Look for the string "this" and copy every line that has it.

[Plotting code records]

= = = =

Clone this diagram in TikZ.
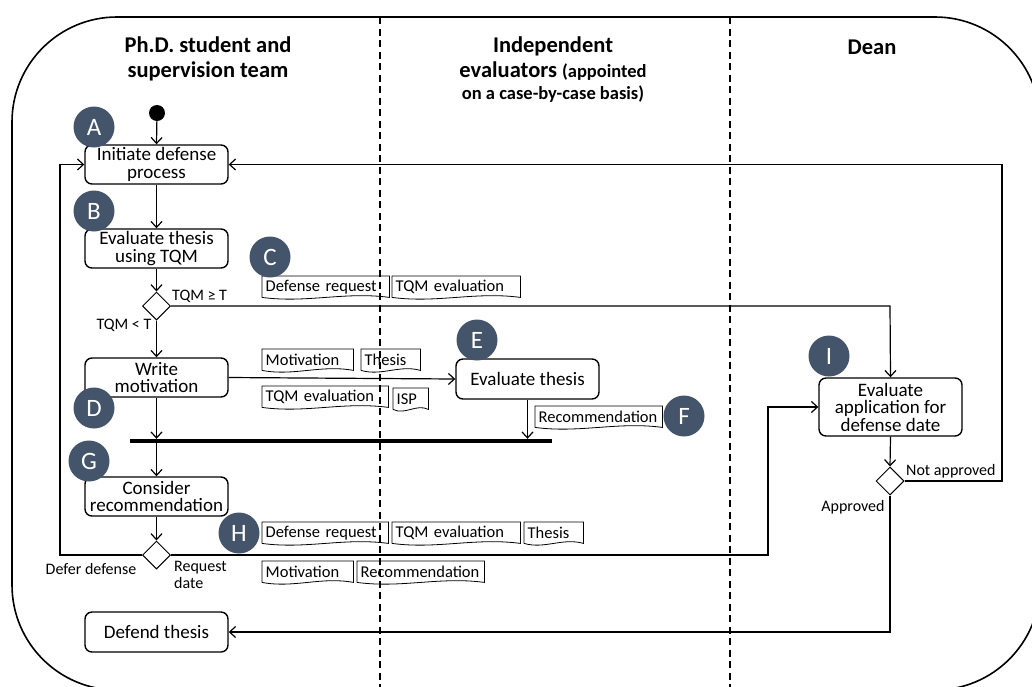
\documentclass[tikz,border=0pt]{standalone}
\usepackage{fontspec}
\setmainfont{Carlito}
\usetikzlibrary{shapes.geometric,calc,arrows.meta}
\definecolor{badgecol}{HTML}{44546A}
\newcommand\docoutline[1]{%
  \draw[docline] (#1.south west) -- (#1.north west) -- (#1.north east) -- (#1.south east)
    .. controls ($(#1.south east)!0.35!(#1.south west)+(0,-6)$) and ($(#1.south east)!0.65!(#1.south west)+(0,6)$) .. (#1.south west);
  \draw[line width=1.1pt] ($(#1.north east)+(0.5,0)$) -- ($(#1.south east)+(0.5,0)$);}
\tikzset{
  act/.style={draw, rounded corners=7pt, line width=1.4pt, minimum width=143pt, minimum height=39pt,
    align=center, inner sep=0pt, font=\fontsize{19}{17.5}\selectfont, fill=white},
  dec/.style={draw, diamond, aspect=1, minimum width=28pt, minimum height=28pt, inner sep=0pt, line width=1pt, fill=white},
  arr/.style={line width=1.2pt, -{Straight Barb[length=6pt,width=11pt,line width=1.2pt]}},
  docline/.style={line width=0.8pt},
  doctext/.style={anchor=north west, inner xsep=3.5pt, inner ysep=0pt, minimum height=21pt, align=left,
    font=\fontsize{16.5}{17}\selectfont},
  badge/.style={circle, fill=badgecol, text=white, minimum size=41pt, inner sep=0pt, font=\fontsize{25}{25}\selectfont},
  lbl/.style={font=\fontsize{16}{17}\selectfont, inner sep=0pt},
  lane/.style={line width=2.2pt, dash pattern=on 7pt off 4.5pt},
  head/.style={font=\fontsize{22.5}{25}\selectfont\bfseries, align=center, inner sep=0pt}
}
\begin{document}
\begin{tikzpicture}[x=1pt,y=-1pt]
\useasboundingbox (0,0) rectangle (1032,686);
\clip (0,0) rectangle (1032,686);
% frame and lanes
\draw[line width=1.6pt, rounded corners=105pt] (12,17) rectangle (1040,690);
\draw[lane] (380,17) -- (380,690);
\draw[lane] (730,17) -- (730,690);
% headers
\node[head] (h1) at (208,59) {Ph.D. student and\\supervision team};
\node[head] (h2) at (553,46) {Independent};
\node[head] (h3) at (553,71) {evaluators {\fontsize{18.5}{20}\selectfont(appointed}};
\node[head, font=\fontsize{18.5}{20}\selectfont\bfseries] (h4) at (553,94) {on a case-by-case basis)};
\node[head] (h5) at (872,47) {Dean};
% start
\node[circle, fill=black, minimum size=16pt, inner sep=0pt] (start) at (157,113) {};
% activities
\node[act] (A) at (156.5,164.5) {Initiate defense\\process};
\node[act] (B) at (156.5,248.5) {Evaluate thesis\\using TQM};
\node[dec] (d1) at (156.5,306) {};
\node[act] (D) at (156.5,377.5) {Write\\motivation};
\node[act, minimum height=40pt] (E) at (527.5,379) {Evaluate thesis};
\node[fill=black, minimum width=422pt, minimum height=4pt, inner sep=0pt] (bar) at (341,441) {};
\node[act] (G) at (156.5,496.5) {Consider\\recommendation};
\node[dec] (d2) at (156.5,555) {};
\node[act, minimum height=40pt] (F) at (156.5,632) {Defend thesis};
\node[act, minimum height=58pt] (I) at (890.5,407) {Evaluate\\application for\\defense date};
\node[dec] (d3) at (890,481) {};
% waypoints
\coordinate (w1) at (60,555);
\coordinate (w2) at (768,555);
\coordinate (w3) at (768,407);
\coordinate (w4) at (1002,481);
\coordinate (w5) at (1002,164.5);
\coordinate (w6) at (890,632);
\coordinate (w7) at (890,306);
% connectors
\draw[arr] (start) -- (A.north);
\draw[arr] (A.south) -- (B.north);
\draw[arr] (B.south) -- (d1.north);
\draw[arr] (d1.east) -- (w7) -- (I.north);
\draw[arr] (d1.south) -- (D.north);
\draw[arr] (D.east) -- (E.west);
\draw[arr] (E.south) -- (E.south |- bar.north);
\draw[arr] (D.south) -- (D.south |- bar.north);
\draw[arr] (G.north |- bar.south) -- (G.north);
\draw[arr] (G.south) -- (d2.north);
\draw[arr] (d2.west) -- (w1) |- (A.west);
\draw[arr] (d2.east) -- (w2) -- (w3) -- (I.west);
\draw[arr] (I.south) -- (d3.north);
\draw[arr] (d3.east) -- (w4) -- (w5) -- (A.east);
\draw[arr] (d3.south) -- (w6) -- (F.east);
% guard labels
\node[lbl, anchor=west] (g1) at (172,296) {TQM ≥ T};
\node[lbl] (g2) at (124,325) {TQM < T};
\node[lbl, anchor=west] (g3) at (906,471) {Not approved};
\node[lbl] (g4) at (853,507) {Approved};
\node[lbl] (g5) at (91,569) {Defer defense};
\node[lbl, anchor=north west, align=left, font=\fontsize{16}{17}\selectfont] (g6) at (174,561) {Request\\date};
% documents
\node[doctext, text width=120pt] (c1) at (262,276) {Defense request};
\node[doctext, text width=121pt] (c2) at (392,276) {TQM evaluation};
\node[doctext, text width=84pt] (m1) at (262,349) {Motivation};
\node[doctext, text width=52pt] (m2) at (361,349) {Thesis};
\node[doctext, text width=119pt] (m3) at (262,386) {TQM evaluation};
\node[doctext, text width=28pt] (m4) at (393,388) {ISP};
\node[doctext, text width=120pt] (r1) at (535,406) {Recommendation};
\node[doctext, text width=119pt] (k1) at (262,522) {Defense request};
\node[doctext, text width=121pt] (k2) at (392,522) {TQM evaluation};
\node[doctext, text width=52pt] (k3) at (524,522) {Thesis};
\node[doctext, text width=84pt] (k4) at (262,561) {Motivation};
\node[doctext, text width=120pt] (k5) at (357,561) {Recommendation};
\foreach \d in {c1,c2,m1,m2,m3,m4,r1,k1,k2,k3,k4,k5} {\docoutline{\d}}
% badges
\node[badge] (bA) at (94,127) {A};
\node[badge] (bB) at (94,211) {B};
\node[badge] (bC) at (270,257) {C};
\node[badge] (bD) at (94,408) {D};
\node[badge] (bE) at (477,340) {E};
\node[badge] (bF) at (684,416) {F};
\node[badge] (bG) at (89,461) {G};
\node[badge] (bH) at (239,533) {H};
\node[badge] (bI) at (829,356) {I};
\end{tikzpicture}
\end{document}
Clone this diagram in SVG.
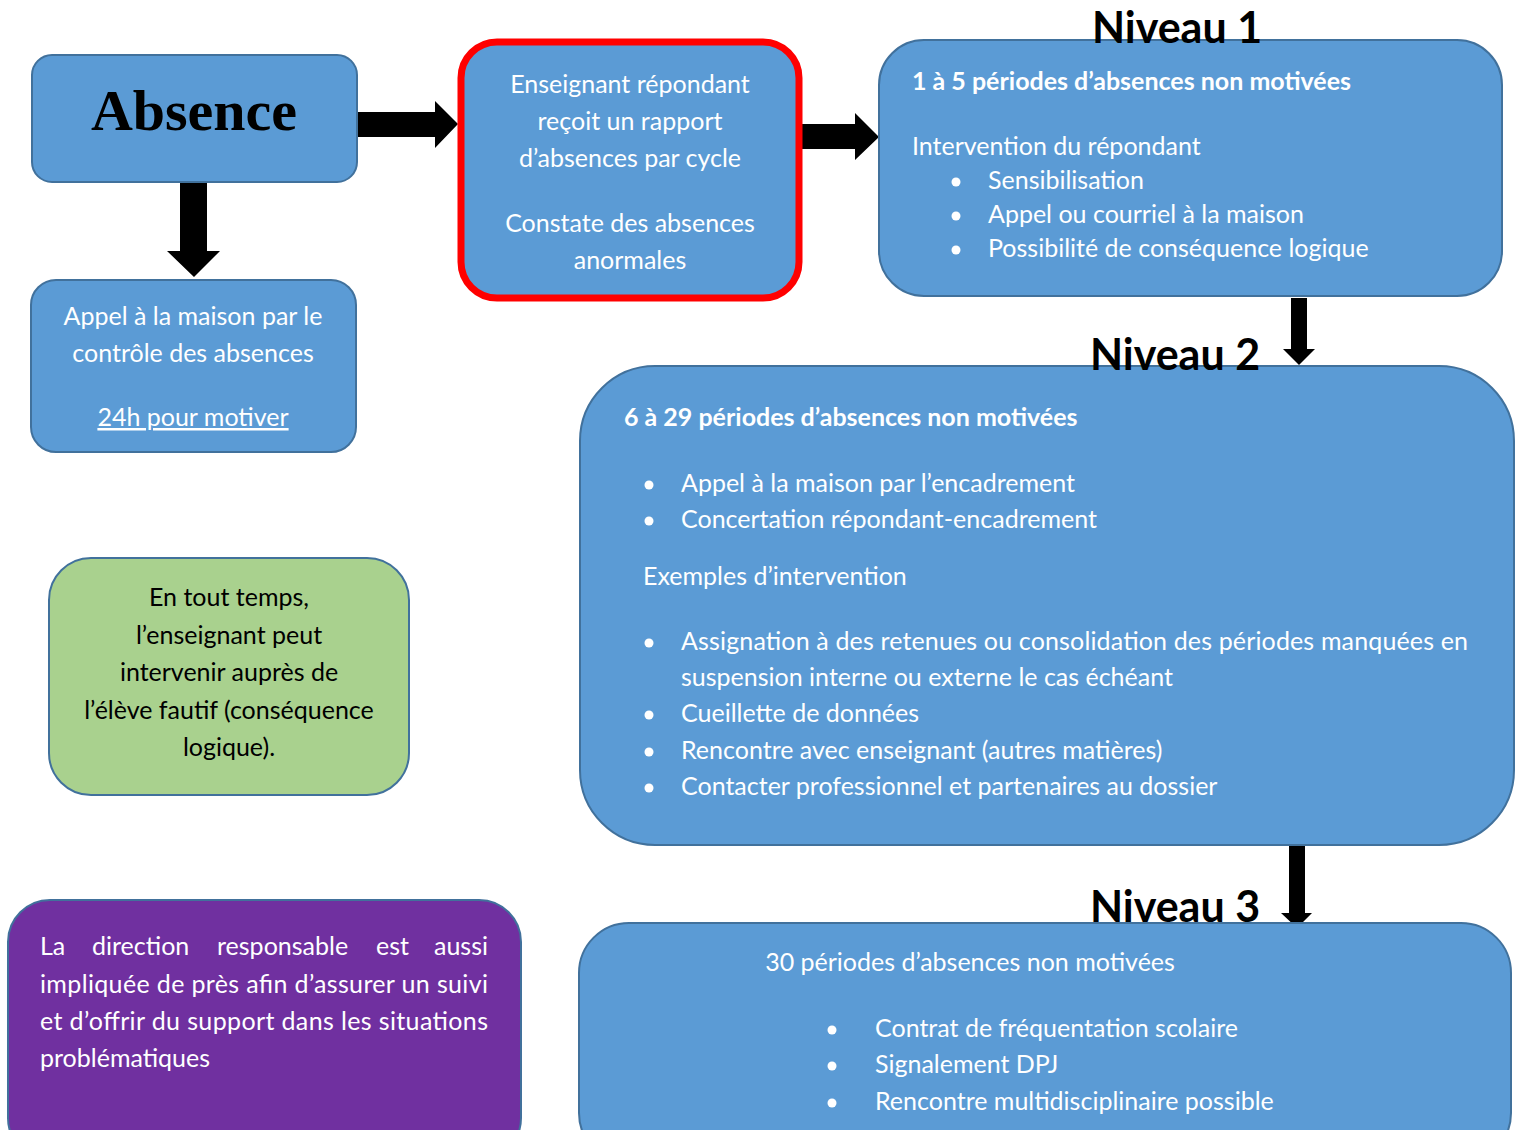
<svg xmlns="http://www.w3.org/2000/svg" width="1522" height="1130" viewBox="0 0 1522 1130">
<style>
.box{fill:#5B9BD5;stroke:#41719C;stroke-width:2}
.t{font-family:Lato,"Open Sans","Liberation Sans",sans-serif;font-size:25px;fill:#fff}
.c{text-anchor:middle}
.b{font-weight:bold}
.k{fill:#000}
.niv{font-family:Lato,"Open Sans","Liberation Sans",sans-serif;font-size:43px;font-weight:bold;fill:#000;text-anchor:middle}
.arr{fill:#000}
.dot{fill:#fff}
</style>
<rect width="1522" height="1130" fill="#fff"/>
<g id="connectors">
<polygon class="arr" points="357,112 435,112 435,101 458,124 435,148 435,137 357,137"/>
<polygon class="arr" points="180,182 207,182 207,251 220,251 194,277 167,251 180,251"/>
<polygon class="arr" points="802,124 855,124 855,113 879,137 855,160 855,149 802,149"/>
<polygon class="arr" points="1291,298 1307,298 1307,349 1315,349 1299,365 1283,349 1291,349"/>
<polygon class="arr" points="1289,845 1305,845 1305,913 1312,913 1297,928 1281,913 1289,913"/>
</g>
<g id="absence">
<rect class="box" x="32" y="55" width="325" height="127" rx="20"/>
<text x="194" y="130" text-anchor="middle" font-family="'Liberation Serif',serif" font-weight="bold" font-size="58" fill="#000">Absence</text>
</g>
<g id="enseignant">
<rect x="461" y="42" width="338" height="256" rx="36" fill="#5B9BD5" stroke="#FF0000" stroke-width="7"/>
<text class="t c" x="630" y="93">Enseignant répondant</text>
<text class="t c" x="630" y="130">reçoit un rapport</text>
<text class="t c" x="630" y="167">d’absences par cycle</text>
<text class="t c" x="630" y="232">Constate des absences</text>
<text class="t c" x="630" y="269">anormales</text>
</g>
<g id="appel">
<rect class="box" x="31" y="280" width="325" height="172" rx="25"/>
<text class="t c" x="193" y="325">Appel à la maison par le</text>
<text class="t c" x="193" y="362">contrôle des absences</text>
<text class="t c" x="193" y="426" text-decoration="underline">24h pour motiver</text>
</g>
<g id="tout-temps">
<rect x="49" y="558" width="360" height="237" rx="42" fill="#A9D18E" stroke="#41719C" stroke-width="2"/>
<text class="t c k" x="229" y="606">En tout temps,</text>
<text class="t c k" x="229" y="644">l’enseignant peut</text>
<text class="t c k" x="229" y="681">intervenir auprès de</text>
<text class="t c k" x="229" y="719">l’élève fautif (conséquence</text>
<text class="t c k" x="229" y="756">logique).</text>
</g>
<g id="direction">
<rect x="8" y="900" width="513" height="260" rx="42" fill="#7030A0" stroke="#41719C" stroke-width="2"/>
<text class="t" y="955"><tspan x="40">La</tspan><tspan x="92">direction</tspan><tspan x="217">responsable</tspan><tspan x="376">est</tspan></text>
<text class="t" x="488" y="955" text-anchor="end">aussi</text>
<text class="t" x="40" y="993" textLength="448" lengthAdjust="spacing">impliquée de près afin d’assurer un suivi</text>
<text class="t" x="40" y="1030" textLength="448" lengthAdjust="spacing">et d’offrir du support dans les situations</text>
<text class="t" x="40" y="1067">problématiques</text>
</g>
<g id="niveau1">
<rect class="box" x="879" y="40" width="623" height="256" rx="45"/>
<text class="niv" x="1177" y="43">Niveau 1</text>
<text class="t b" x="912" y="90">1 à 5 périodes d’absences non motivées</text>
<text class="t" x="912" y="155">Intervention du répondant</text>
<circle class="dot" cx="956" cy="182" r="4.5"/>
<circle class="dot" cx="956" cy="216" r="4.5"/>
<circle class="dot" cx="956" cy="250" r="4.5"/>
<text class="t" x="988" y="189">Sensibilisation</text>
<text class="t" x="988" y="223">Appel ou courriel à la maison</text>
<text class="t" x="988" y="257">Possibilité de conséquence logique</text>
</g>
<g id="niveau2">
<rect class="box" x="580" y="366" width="934" height="479" rx="75"/>
<text class="niv" x="1175" y="370">Niveau 2</text>
<text class="t b" x="624" y="426">6 à 29 périodes d’absences non motivées</text>
<circle class="dot" cx="649" cy="485" r="4.5"/>
<circle class="dot" cx="649" cy="521" r="4.5"/>
<text class="t" x="681" y="492">Appel à la maison par l’encadrement</text>
<text class="t" x="681" y="528">Concertation répondant-encadrement</text>
<text class="t" x="643" y="585">Exemples d’intervention</text>
<circle class="dot" cx="649" cy="643" r="4.5"/>
<circle class="dot" cx="649" cy="715" r="4.5"/>
<circle class="dot" cx="649" cy="752" r="4.5"/>
<circle class="dot" cx="649" cy="788" r="4.5"/>
<text class="t" x="681" y="650" textLength="787" lengthAdjust="spacing">Assignation à des retenues ou consolidation des périodes manquées en</text>
<text class="t" x="681" y="686">suspension interne ou externe le cas échéant</text>
<text class="t" x="681" y="722">Cueillette de données</text>
<text class="t" x="681" y="759">Rencontre avec enseignant (autres matières)</text>
<text class="t" x="681" y="795">Contacter professionnel et partenaires au dossier</text>
</g>
<g id="niveau3">
<rect class="box" x="579" y="923" width="932" height="240" rx="50"/>
<text class="niv" x="1175" y="922">Niveau 3</text>
<text class="t c" x="970" y="971">30 périodes d’absences non motivées</text>
<circle class="dot" cx="832" cy="1030" r="4.5"/>
<circle class="dot" cx="832" cy="1066" r="4.5"/>
<circle class="dot" cx="832" cy="1103" r="4.5"/>
<text class="t" x="875" y="1037">Contrat de fréquentation scolaire</text>
<text class="t" x="875" y="1073">Signalement DPJ</text>
<text class="t" x="875" y="1110">Rencontre multidisciplinaire possible</text>
</g>
</svg>
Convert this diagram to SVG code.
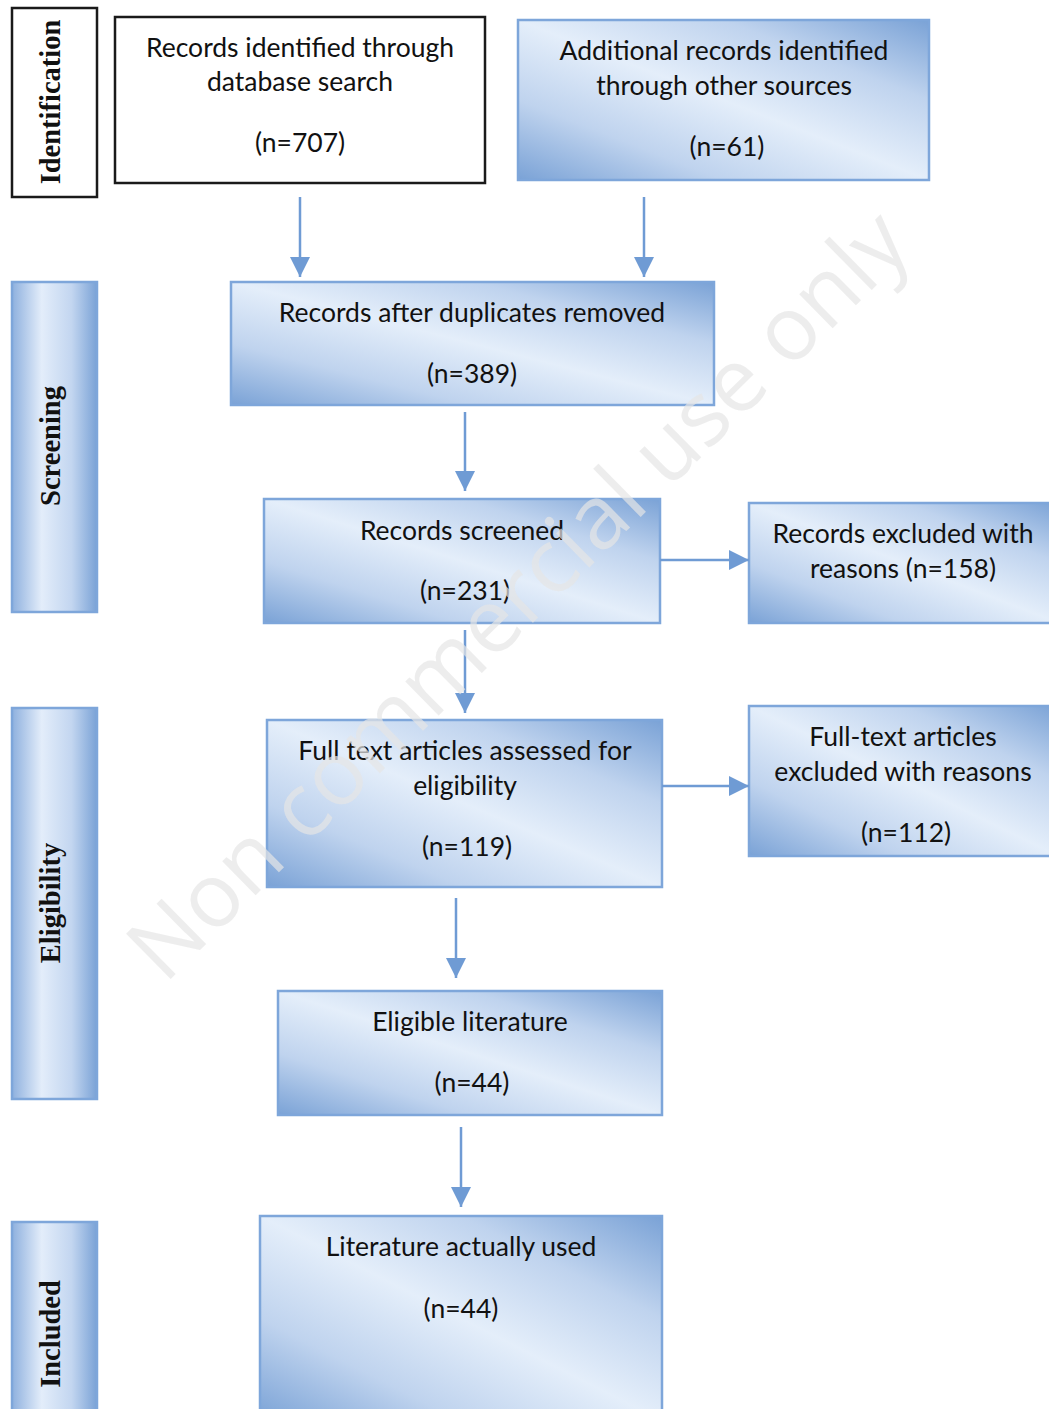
<svg xmlns="http://www.w3.org/2000/svg" width="1049" height="1409" viewBox="0 0 1049 1409">
<defs>
<linearGradient id="g" x1="1" y1="0" x2="0" y2="1">
<stop offset="0" stop-color="#7aa2d6"/>
<stop offset="0.25" stop-color="#bfd3ee"/>
<stop offset="0.5" stop-color="#e4eefa"/>
<stop offset="0.75" stop-color="#bfd3ee"/>
<stop offset="1" stop-color="#7aa2d6"/>
</linearGradient>
<linearGradient id="gs" x1="0" y1="0" x2="1" y2="0">
<stop offset="0" stop-color="#8eb0de"/>
<stop offset="0.35" stop-color="#e3edfa"/>
<stop offset="0.7" stop-color="#c3d6f0"/>
<stop offset="1" stop-color="#7aa2d6"/>
</linearGradient>
<marker id="ah2" viewBox="0 0 20 20" refX="20" refY="10" markerWidth="20" markerHeight="20" markerUnits="userSpaceOnUse" orient="auto">
<path d="M0,0 L20,10 L0,20 Z" fill="#6f9bd4"/>
</marker>
</defs>
<style>
.box{fill:url(#g);stroke:#7ea6da;stroke-width:2.5}
.wbox{fill:#fff;stroke:#1a1a1a;stroke-width:2.5}
.side{fill:url(#gs);stroke:#7ea6da;stroke-width:2.5}
.t{font-family:Lato,"Noto Sans",sans-serif;font-size:26.5px;fill:#111;text-anchor:middle;dominant-baseline:central}
.st{font-family:"Liberation Serif","Times New Roman",serif;font-size:28.5px;font-weight:bold;fill:#111;text-anchor:middle;dominant-baseline:central}
.c{stroke:#6f9bd4;stroke-width:2.5;fill:none;marker-end:url(#ah2)}
.wm{font-family:"Open Sans","Noto Sans",sans-serif;font-size:89px;fill:#e6e6e6;fill-opacity:0.7;text-anchor:middle;dominant-baseline:central}
</style>
<rect width="1049" height="1409" fill="#fff"/>

<g id="side-identification">
<rect class="wbox" x="12" y="8" width="85" height="189"/>
<text class="st" transform="translate(50,102) rotate(-90)">Identification</text>
</g>
<g id="side-screening">
<rect class="side" x="12" y="282" width="85" height="330"/>
<text class="st" transform="translate(50,446) rotate(-90)">Screening</text>
</g>
<g id="side-eligibility">
<rect class="side" x="12" y="708" width="85" height="391"/>
<text class="st" transform="translate(50,903) rotate(-90)">Eligibility</text>
</g>
<g id="side-included">
<rect class="side" x="12" y="1222" width="85" height="195"/>
<text class="st" transform="translate(50,1334) rotate(-90)">Included</text>
</g>

<g id="n-database">
<rect class="wbox" x="115" y="17" width="370" height="166"/>
<text class="t" x="300" y="47">Records identified through</text>
<text class="t" x="300" y="81">database search</text>
<text class="t" x="300" y="142">(n=707)</text>
</g>
<g id="n-other">
<rect class="box" x="518" y="20" width="411" height="160"/>
<text class="t" x="724" y="50">Additional records identified</text>
<text class="t" x="724" y="85">through other sources</text>
<text class="t" x="727" y="146">(n=61)</text>
</g>
<g id="n-dedup">
<rect class="box" x="231" y="282" width="483" height="123"/>
<text class="t" x="472" y="312">Records after duplicates removed</text>
<text class="t" x="472" y="373">(n=389)</text>
</g>
<g id="n-screened">
<rect class="box" x="264" y="499" width="396" height="124"/>
<text class="t" x="462" y="530">Records screened</text>
<text class="t" x="465" y="590">(n=231)</text>
</g>
<g id="n-excluded">
<rect class="box" x="749" y="503" width="310" height="120"/>
<text class="t" x="903" y="533">Records excluded with</text>
<text class="t" x="903" y="568">reasons (n=158)</text>
</g>
<g id="n-fulltext">
<rect class="box" x="267" y="720" width="395" height="167"/>
<text class="t" x="465" y="750">Full text articles assessed for</text>
<text class="t" x="465" y="785">eligibility</text>
<text class="t" x="467" y="846">(n=119)</text>
</g>
<g id="n-ftexcluded">
<rect class="box" x="749" y="706" width="310" height="150"/>
<text class="t" x="903" y="736">Full-text articles</text>
<text class="t" x="903" y="771">excluded with reasons</text>
<text class="t" x="906" y="832">(n=112)</text>
</g>
<g id="n-eligible">
<rect class="box" x="278" y="991" width="384" height="124"/>
<text class="t" x="470" y="1021">Eligible literature</text>
<text class="t" x="472" y="1082">(n=44)</text>
</g>
<g id="n-used">
<rect class="box" x="260" y="1216" width="402" height="205"/>
<text class="t" x="461" y="1246">Literature actually used</text>
<text class="t" x="461" y="1308">(n=44)</text>
</g>

<g id="connectors">
<line class="c" x1="300" y1="197" x2="300" y2="277"/>
<line class="c" x1="644" y1="197" x2="644" y2="277"/>
<line class="c" x1="465" y1="412" x2="465" y2="491"/>
<line class="c" x1="465" y1="630" x2="465" y2="713"/>
<line class="c" x1="456" y1="898" x2="456" y2="978"/>
<line class="c" x1="461" y1="1127" x2="461" y2="1207"/>
<line class="c" x1="660" y1="560" x2="749" y2="560"/>
<line class="c" x1="662" y1="786" x2="749" y2="786"/>
</g>

<text class="wm" transform="translate(515,592) rotate(-44.5)">Non commercial use only</text>
</svg>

= = = =

▶ [RESULT OF THE EXERCISE]
Clone this diagram in TikZ.
Clone this diagram in SVG.
Convert this diagram to SVG code.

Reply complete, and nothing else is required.